> **Problem requirements**:
Check each line of the listing, and copy it if it contains the word "that".

> **Provided entries**:
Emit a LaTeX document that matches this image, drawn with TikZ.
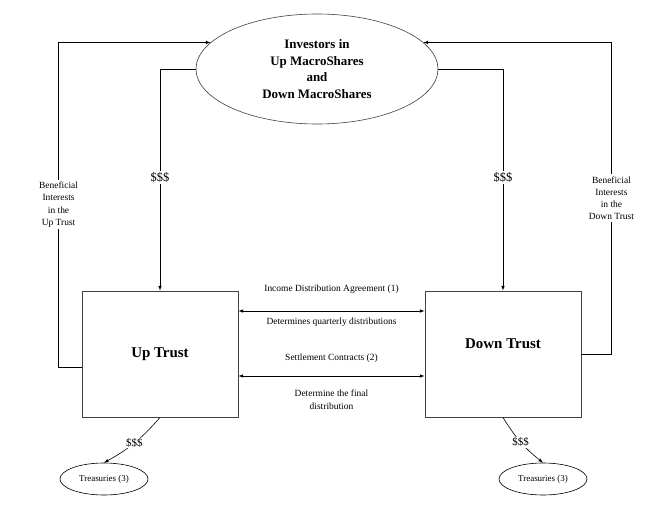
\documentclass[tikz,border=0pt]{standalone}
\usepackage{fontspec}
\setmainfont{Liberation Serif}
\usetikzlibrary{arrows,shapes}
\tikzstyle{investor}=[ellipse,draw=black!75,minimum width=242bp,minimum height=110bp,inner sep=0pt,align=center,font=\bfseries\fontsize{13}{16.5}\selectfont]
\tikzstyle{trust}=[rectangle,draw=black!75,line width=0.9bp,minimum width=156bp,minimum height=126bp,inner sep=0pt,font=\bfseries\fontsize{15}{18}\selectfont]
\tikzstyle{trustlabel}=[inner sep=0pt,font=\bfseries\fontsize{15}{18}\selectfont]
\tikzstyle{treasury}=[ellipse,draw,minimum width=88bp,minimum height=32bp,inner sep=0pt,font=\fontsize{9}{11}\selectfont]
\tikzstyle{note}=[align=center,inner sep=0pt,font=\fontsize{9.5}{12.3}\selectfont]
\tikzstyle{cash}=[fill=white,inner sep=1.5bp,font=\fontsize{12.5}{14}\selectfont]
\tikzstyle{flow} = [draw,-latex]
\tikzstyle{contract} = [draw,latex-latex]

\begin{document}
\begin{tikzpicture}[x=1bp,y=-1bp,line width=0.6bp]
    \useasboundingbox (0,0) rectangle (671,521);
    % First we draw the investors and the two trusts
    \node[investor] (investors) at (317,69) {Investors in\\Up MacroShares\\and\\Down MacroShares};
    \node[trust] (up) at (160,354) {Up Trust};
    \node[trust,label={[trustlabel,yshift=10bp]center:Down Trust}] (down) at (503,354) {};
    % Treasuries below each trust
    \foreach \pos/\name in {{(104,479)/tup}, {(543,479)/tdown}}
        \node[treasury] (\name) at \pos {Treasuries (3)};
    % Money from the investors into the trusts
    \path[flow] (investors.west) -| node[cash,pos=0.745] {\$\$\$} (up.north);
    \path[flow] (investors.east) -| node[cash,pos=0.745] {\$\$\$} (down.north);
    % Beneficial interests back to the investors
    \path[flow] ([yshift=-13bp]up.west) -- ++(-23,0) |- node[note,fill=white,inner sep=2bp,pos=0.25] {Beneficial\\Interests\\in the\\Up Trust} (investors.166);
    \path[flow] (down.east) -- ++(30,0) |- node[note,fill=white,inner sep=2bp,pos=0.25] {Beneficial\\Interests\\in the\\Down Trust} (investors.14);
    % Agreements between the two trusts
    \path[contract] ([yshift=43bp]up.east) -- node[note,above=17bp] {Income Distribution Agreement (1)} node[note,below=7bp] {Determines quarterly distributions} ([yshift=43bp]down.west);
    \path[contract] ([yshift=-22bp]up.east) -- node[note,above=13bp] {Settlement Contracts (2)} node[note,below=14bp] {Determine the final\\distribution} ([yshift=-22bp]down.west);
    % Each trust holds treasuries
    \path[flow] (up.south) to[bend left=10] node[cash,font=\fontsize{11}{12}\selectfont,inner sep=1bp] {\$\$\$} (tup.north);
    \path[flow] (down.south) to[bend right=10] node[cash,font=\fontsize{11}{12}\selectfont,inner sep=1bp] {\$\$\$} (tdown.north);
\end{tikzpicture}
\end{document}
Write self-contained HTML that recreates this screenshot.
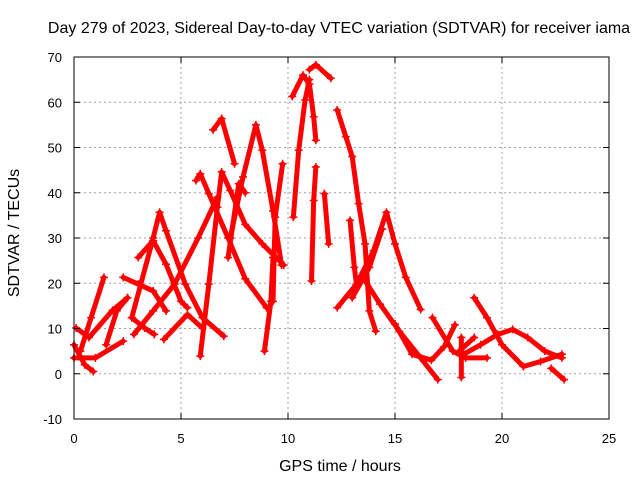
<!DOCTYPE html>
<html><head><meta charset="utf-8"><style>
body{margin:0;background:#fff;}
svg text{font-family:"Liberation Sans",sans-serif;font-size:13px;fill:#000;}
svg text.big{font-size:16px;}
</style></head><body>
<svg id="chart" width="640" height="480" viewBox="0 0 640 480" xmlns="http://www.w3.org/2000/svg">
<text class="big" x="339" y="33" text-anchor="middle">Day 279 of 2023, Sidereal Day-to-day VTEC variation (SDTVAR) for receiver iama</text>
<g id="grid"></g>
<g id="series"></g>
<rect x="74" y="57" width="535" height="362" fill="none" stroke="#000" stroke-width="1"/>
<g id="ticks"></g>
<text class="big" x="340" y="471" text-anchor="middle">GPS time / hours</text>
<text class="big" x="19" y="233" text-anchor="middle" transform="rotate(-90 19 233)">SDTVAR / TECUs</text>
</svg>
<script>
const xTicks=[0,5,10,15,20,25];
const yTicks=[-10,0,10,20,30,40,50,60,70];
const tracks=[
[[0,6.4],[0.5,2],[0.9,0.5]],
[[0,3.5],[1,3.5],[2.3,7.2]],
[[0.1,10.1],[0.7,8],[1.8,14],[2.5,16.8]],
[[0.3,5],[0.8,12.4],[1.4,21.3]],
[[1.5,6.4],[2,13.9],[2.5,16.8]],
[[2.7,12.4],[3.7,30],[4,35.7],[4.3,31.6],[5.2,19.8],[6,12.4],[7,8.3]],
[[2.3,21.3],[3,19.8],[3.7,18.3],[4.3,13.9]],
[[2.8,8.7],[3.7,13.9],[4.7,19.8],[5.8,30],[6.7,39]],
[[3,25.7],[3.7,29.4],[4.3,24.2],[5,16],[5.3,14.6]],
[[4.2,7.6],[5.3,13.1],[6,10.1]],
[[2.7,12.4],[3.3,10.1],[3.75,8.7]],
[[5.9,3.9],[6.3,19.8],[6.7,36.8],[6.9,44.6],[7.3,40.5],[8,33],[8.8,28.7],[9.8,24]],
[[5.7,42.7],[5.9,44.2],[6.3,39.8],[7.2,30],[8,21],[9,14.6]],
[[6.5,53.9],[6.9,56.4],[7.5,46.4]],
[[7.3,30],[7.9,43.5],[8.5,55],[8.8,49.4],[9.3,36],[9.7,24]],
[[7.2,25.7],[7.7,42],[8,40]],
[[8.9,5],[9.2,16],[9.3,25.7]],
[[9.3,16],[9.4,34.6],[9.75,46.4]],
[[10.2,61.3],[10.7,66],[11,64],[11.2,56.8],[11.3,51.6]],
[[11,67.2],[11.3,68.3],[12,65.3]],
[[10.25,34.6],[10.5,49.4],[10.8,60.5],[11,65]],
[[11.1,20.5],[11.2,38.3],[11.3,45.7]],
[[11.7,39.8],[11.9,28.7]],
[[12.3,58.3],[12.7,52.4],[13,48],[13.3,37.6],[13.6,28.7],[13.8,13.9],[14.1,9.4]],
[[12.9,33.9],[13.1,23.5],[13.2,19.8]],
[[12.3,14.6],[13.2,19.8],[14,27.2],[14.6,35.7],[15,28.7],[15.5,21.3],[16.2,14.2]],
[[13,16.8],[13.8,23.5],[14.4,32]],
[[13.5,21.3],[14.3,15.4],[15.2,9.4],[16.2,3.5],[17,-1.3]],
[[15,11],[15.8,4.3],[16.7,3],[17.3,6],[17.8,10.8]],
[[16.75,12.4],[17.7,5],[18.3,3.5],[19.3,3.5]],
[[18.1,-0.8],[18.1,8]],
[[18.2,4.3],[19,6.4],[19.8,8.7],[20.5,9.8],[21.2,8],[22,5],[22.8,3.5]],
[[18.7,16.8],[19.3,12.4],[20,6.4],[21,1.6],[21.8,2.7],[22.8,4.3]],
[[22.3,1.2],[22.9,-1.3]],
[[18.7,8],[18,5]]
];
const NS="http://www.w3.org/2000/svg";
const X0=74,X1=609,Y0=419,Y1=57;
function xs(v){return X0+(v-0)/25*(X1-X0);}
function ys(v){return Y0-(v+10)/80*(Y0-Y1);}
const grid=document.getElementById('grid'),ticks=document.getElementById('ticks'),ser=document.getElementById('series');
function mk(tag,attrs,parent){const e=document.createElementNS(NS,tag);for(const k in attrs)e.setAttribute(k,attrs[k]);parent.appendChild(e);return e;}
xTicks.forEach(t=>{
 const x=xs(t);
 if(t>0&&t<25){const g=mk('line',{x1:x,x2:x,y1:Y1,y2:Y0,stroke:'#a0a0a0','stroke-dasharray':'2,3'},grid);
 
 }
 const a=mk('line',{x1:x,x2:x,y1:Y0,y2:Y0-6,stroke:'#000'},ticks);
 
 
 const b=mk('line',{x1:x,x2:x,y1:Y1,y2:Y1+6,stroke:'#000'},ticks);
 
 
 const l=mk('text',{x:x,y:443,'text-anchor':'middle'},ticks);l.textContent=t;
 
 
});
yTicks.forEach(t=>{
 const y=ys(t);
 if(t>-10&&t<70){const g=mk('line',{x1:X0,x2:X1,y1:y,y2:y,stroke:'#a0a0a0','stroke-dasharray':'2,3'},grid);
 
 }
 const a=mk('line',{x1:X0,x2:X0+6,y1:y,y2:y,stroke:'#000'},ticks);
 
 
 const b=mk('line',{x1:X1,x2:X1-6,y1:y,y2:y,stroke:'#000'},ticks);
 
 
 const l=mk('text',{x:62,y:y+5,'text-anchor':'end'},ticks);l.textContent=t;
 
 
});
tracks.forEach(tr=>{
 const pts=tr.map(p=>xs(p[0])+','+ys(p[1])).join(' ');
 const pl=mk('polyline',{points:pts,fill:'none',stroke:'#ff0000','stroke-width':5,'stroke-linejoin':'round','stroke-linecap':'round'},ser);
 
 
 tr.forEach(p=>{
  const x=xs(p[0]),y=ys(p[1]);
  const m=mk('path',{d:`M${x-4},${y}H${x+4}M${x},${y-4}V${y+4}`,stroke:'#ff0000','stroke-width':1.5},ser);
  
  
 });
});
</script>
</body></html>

> **Response**:
Emit a LaTeX document that matches this image, drawn with TikZ.
Write self-contained HTML that recreates this screenshot.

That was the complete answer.